------ EXCERPTED DATA ------
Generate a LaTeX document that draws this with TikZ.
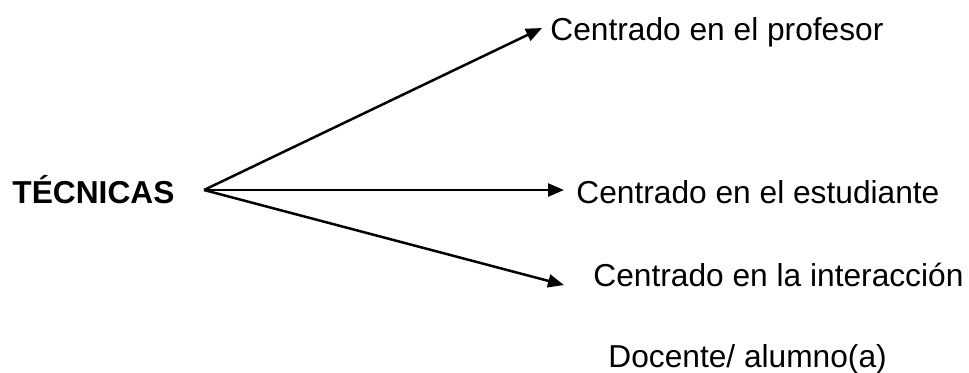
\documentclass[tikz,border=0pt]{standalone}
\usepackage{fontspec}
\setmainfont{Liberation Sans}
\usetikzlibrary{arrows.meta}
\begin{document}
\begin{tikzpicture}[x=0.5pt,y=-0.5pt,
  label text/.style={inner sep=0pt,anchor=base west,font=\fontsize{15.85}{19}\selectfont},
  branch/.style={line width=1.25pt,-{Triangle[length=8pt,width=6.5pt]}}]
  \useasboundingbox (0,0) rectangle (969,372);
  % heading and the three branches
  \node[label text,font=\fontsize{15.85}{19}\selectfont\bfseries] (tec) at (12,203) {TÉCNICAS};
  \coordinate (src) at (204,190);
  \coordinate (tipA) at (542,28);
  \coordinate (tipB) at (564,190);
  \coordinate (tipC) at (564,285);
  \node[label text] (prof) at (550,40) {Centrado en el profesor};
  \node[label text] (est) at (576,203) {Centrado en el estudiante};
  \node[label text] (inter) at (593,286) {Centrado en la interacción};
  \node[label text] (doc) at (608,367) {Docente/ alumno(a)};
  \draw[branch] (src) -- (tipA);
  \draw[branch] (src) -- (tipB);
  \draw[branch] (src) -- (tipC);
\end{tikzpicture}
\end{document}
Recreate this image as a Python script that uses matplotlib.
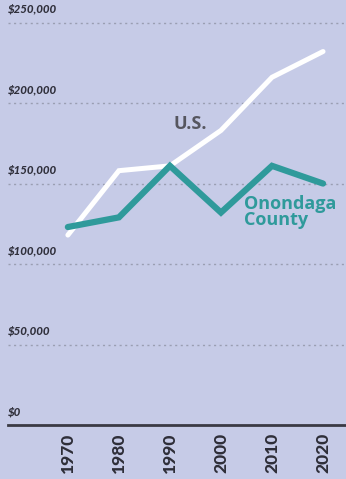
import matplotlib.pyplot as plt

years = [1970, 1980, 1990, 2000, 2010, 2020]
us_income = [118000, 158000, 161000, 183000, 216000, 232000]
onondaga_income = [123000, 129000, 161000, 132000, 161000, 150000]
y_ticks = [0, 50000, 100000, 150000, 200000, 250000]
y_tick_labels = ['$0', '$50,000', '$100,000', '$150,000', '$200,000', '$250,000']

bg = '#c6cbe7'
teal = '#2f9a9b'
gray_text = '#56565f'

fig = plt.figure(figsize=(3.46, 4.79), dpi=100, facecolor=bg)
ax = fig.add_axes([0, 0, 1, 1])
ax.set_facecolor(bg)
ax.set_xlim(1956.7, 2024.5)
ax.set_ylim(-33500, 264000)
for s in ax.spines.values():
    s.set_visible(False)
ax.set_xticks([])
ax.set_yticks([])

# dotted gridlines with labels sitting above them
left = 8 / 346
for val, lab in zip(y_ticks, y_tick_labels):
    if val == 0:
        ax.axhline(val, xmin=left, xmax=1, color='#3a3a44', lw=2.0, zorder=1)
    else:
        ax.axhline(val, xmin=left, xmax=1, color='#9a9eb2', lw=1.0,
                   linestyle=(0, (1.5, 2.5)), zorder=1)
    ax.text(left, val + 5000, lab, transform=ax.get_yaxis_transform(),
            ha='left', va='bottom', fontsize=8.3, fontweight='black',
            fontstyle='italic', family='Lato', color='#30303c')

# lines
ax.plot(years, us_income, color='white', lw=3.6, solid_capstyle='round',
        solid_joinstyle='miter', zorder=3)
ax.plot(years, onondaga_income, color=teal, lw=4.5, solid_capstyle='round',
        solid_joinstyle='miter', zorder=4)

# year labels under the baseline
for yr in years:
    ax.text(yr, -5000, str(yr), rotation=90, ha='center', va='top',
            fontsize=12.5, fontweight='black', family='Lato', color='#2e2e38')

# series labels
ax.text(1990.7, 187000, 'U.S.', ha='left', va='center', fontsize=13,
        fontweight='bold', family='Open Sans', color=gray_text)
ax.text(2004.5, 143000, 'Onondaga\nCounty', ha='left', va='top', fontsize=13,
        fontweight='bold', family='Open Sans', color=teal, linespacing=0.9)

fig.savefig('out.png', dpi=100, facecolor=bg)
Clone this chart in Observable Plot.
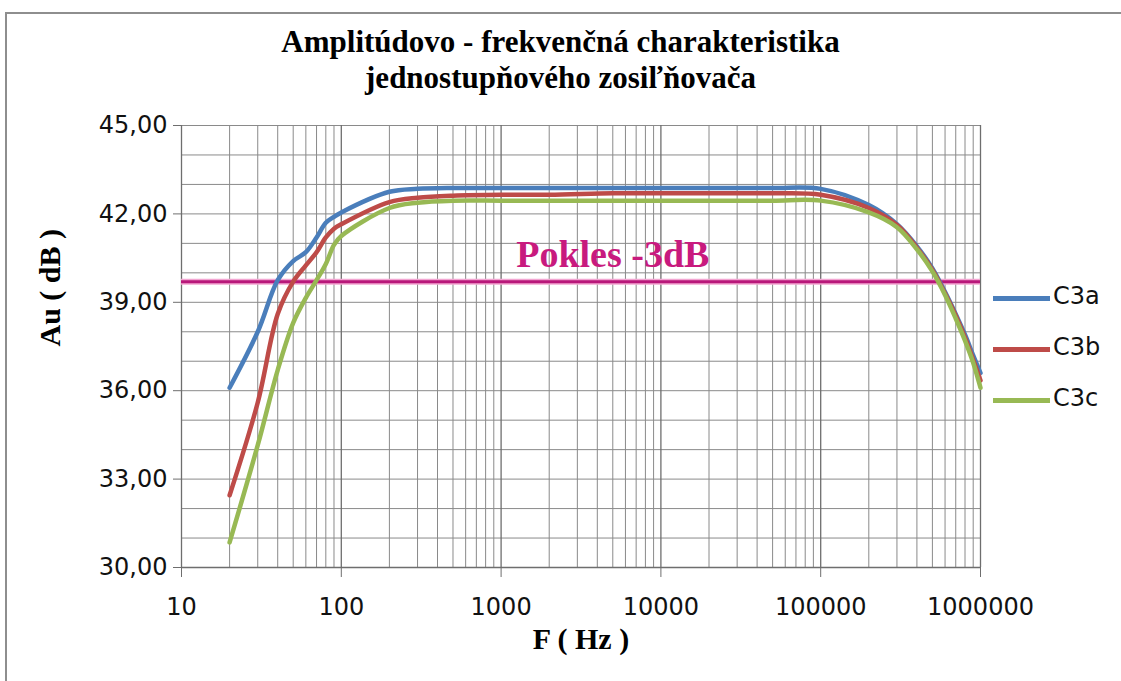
------
- STATED EXERCISE -
Your task is to transcribe all of the records precisely, with no images included.

- IN RESPONSE -
Generate a LaTeX document that draws this with TikZ.
\documentclass[tikz,border=0pt]{standalone}
\usepackage{fontspec}
\setmainfont{Liberation Sans}
\usetikzlibrary{arrows.meta}
\begin{document}
\begin{tikzpicture}[x=0.5pt,y=-0.5pt,
  label text/.style={inner sep=0pt,anchor=base west,font=\fontsize{15.85}{19}\selectfont},
  branch/.style={line width=1.25pt,-{Triangle[length=8pt,width=6.5pt]}}]
  \useasboundingbox (0,0) rectangle (969,372);
  % heading and the three branches
  \node[label text,font=\fontsize{15.85}{19}\selectfont\bfseries] (tec) at (12,203) {TÉCNICAS};
  \coordinate (src) at (204,190);
  \coordinate (tipA) at (542,28);
  \coordinate (tipB) at (564,190);
  \coordinate (tipC) at (564,285);
  \node[label text] (prof) at (550,40) {Centrado en el profesor};
  \node[label text] (est) at (576,203) {Centrado en el estudiante};
  \node[label text] (inter) at (593,286) {Centrado en la interacción};
  \node[label text] (doc) at (608,367) {Docente/ alumno(a)};
  \draw[branch] (src) -- (tipA);
  \draw[branch] (src) -- (tipB);
  \draw[branch] (src) -- (tipC);
\end{tikzpicture}
\end{document}
Recreate this image as a Python script that uses matplotlib.
import matplotlib.pyplot as plt

years = [1970, 1980, 1990, 2000, 2010, 2020]
us_income = [118000, 158000, 161000, 183000, 216000, 232000]
onondaga_income = [123000, 129000, 161000, 132000, 161000, 150000]
y_ticks = [0, 50000, 100000, 150000, 200000, 250000]
y_tick_labels = ['$0', '$50,000', '$100,000', '$150,000', '$200,000', '$250,000']

bg = '#c6cbe7'
teal = '#2f9a9b'
gray_text = '#56565f'

fig = plt.figure(figsize=(3.46, 4.79), dpi=100, facecolor=bg)
ax = fig.add_axes([0, 0, 1, 1])
ax.set_facecolor(bg)
ax.set_xlim(1956.7, 2024.5)
ax.set_ylim(-33500, 264000)
for s in ax.spines.values():
    s.set_visible(False)
ax.set_xticks([])
ax.set_yticks([])

# dotted gridlines with labels sitting above them
left = 8 / 346
for val, lab in zip(y_ticks, y_tick_labels):
    if val == 0:
        ax.axhline(val, xmin=left, xmax=1, color='#3a3a44', lw=2.0, zorder=1)
    else:
        ax.axhline(val, xmin=left, xmax=1, color='#9a9eb2', lw=1.0,
                   linestyle=(0, (1.5, 2.5)), zorder=1)
    ax.text(left, val + 5000, lab, transform=ax.get_yaxis_transform(),
            ha='left', va='bottom', fontsize=8.3, fontweight='black',
            fontstyle='italic', family='Lato', color='#30303c')

# lines
ax.plot(years, us_income, color='white', lw=3.6, solid_capstyle='round',
        solid_joinstyle='miter', zorder=3)
ax.plot(years, onondaga_income, color=teal, lw=4.5, solid_capstyle='round',
        solid_joinstyle='miter', zorder=4)

# year labels under the baseline
for yr in years:
    ax.text(yr, -5000, str(yr), rotation=90, ha='center', va='top',
            fontsize=12.5, fontweight='black', family='Lato', color='#2e2e38')

# series labels
ax.text(1990.7, 187000, 'U.S.', ha='left', va='center', fontsize=13,
        fontweight='bold', family='Open Sans', color=gray_text)
ax.text(2004.5, 143000, 'Onondaga\nCounty', ha='left', va='top', fontsize=13,
        fontweight='bold', family='Open Sans', color=teal, linespacing=0.9)

fig.savefig('out.png', dpi=100, facecolor=bg)
Clone this chart in Observable Plot.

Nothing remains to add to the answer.